Understanding a Culture through Food - A Lunchtime in Glodok
INDONESIA | Friday, 19 April 2013 | Views [247] | Scholarship Entry
A dash across the churning traffic, a slip down a side street and it is like discovering a new land at the back of the wardrobe. It looks different here, another colour palette altogether: lively reds and rain-fresh greens. The smells are strangers to my nostrils: pungent, sweet fruits swirling in the smoky aroma of meat from an animal I’ve never tasted.
We are hungry for lunch but this is Glodok, Jakarta’s mammoth-sized Chinatown, and we don’t know where to go. We dodge scooters and market shoppers, into a street bursting at the seams with mountains of apples and brimming baskets of stringy green beans and glistening red chilli peppers.
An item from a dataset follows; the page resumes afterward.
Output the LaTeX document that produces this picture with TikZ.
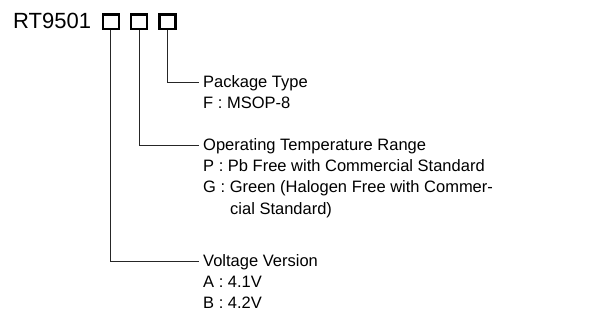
\documentclass[tikz,border=0pt]{standalone}
\usepackage{fontspec}
\setmainfont{Liberation Sans}
\begin{document}
\begin{tikzpicture}[x=1pt,y=-1pt]
	\tikzstyle{digit}=[rectangle,draw=black,line width=2.2pt,minimum width=16pt,minimum height=14.5pt,inner sep=0pt]
	\tikzstyle{title}=[anchor=base west,inner xsep=4pt,inner ysep=0pt,text height=12pt,text depth=0pt,font=\fontsize{16.5}{21}\selectfont]
	\tikzstyle{option}=[anchor=base west,inner sep=0pt,font=\fontsize{16.5}{21.5}\selectfont]
	\tikzstyle{lead}=[line width=0.8pt,black!85]
	\useasboundingbox (0,0) rectangle (616,320);
	\node[anchor=base west,inner sep=0pt,font=\fontsize{22}{22}\selectfont] (PN) at (13,29) {RT9501};
	\node[digit] (D1) at (110.8,21.7) {};
	\node[digit] (D2) at (139.2,21.7) {};
	\node[digit] (D3) at (167.5,21.7) {};

	\node[title] (T3) at (199,88) {Package Type};
	\node[option] (F) at (203,109) {F : MSOP-8};

	\node[title] (T2) at (199,151) {Operating Temperature Range};
	\node[option] (P) at (203,172) {P : Pb Free with Commercial Standard};
	\node[option] (G) at (203,193) {G : Green (Halogen Free with Commer-};
	\node[option] (G2) at (230,214.5) {cial Standard)};

	\node[title] (T1) at (199,267) {Voltage Version};
	\node[option] (A) at (203,288) {A : 4.1V};
	\node[option] (B) at (203,309) {B : 4.2V};

	\draw[lead] (D3.south) |- (T3.west);
	\draw[lead] (D2.south) |- (T2.west);
	\draw[lead] (D1.south) |- (T1.west);
\end{tikzpicture}
\end{document}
This is Glodok’s abundant pantry. I become transfixed by the culinary skills of a man with a cigarette dangling from his mouth: he is skinning frogs. A deft movement, once here and once there, and the fresh carcass joins the row neatly laid out on banana leaves.
I am not brave enough to try one. Besides, for the moment they are raw and other gastronomic curiosities battle for my attention. My nose is caught mid-air as I walk past a man tending to a huge meaty broth. I can’t help but return and, with a closer look, I see that it is pork. Snout, ears, trotters and all. Salivating at the sweet smell of ginger and spice, my mouth betrays my eyes as I order a portion. I stand on the street and wait.
His wife insists we go inside and leads us to the front room of their home, which is open to the street during the daytime. We sit obediently at the rickety wooden table, while she prepares some rice on the counter behind us.
Our lunch arrives at the table: pork in a ginger soup with rice. The aroma of the pork is so enticing that even the dark chunks of offal I spy (heart and lung, I am told) do not deter me from diving straight in. Of course, the meat melts in my mouth as it only could after hours of gentle cooking, and the flavour is one that this part of the world has mastered so finely - a sweet fruitiness balanced with a savoury tangy kick, all set off by spices that my taste buds have met for the first time.
Two glasses of cendol, a sweet drink made of coconut milk, rice-flour jelly pearls and palm sugar, appear on the table. Served with shavings of ice, it is delicious and refreshing; the worm-like jelly pearls play around in my mouth and, before the first glass is finished, I order another. We sit, becoming slowly revitalised, while our hostess makes us feel welcome and content in her street-side living room.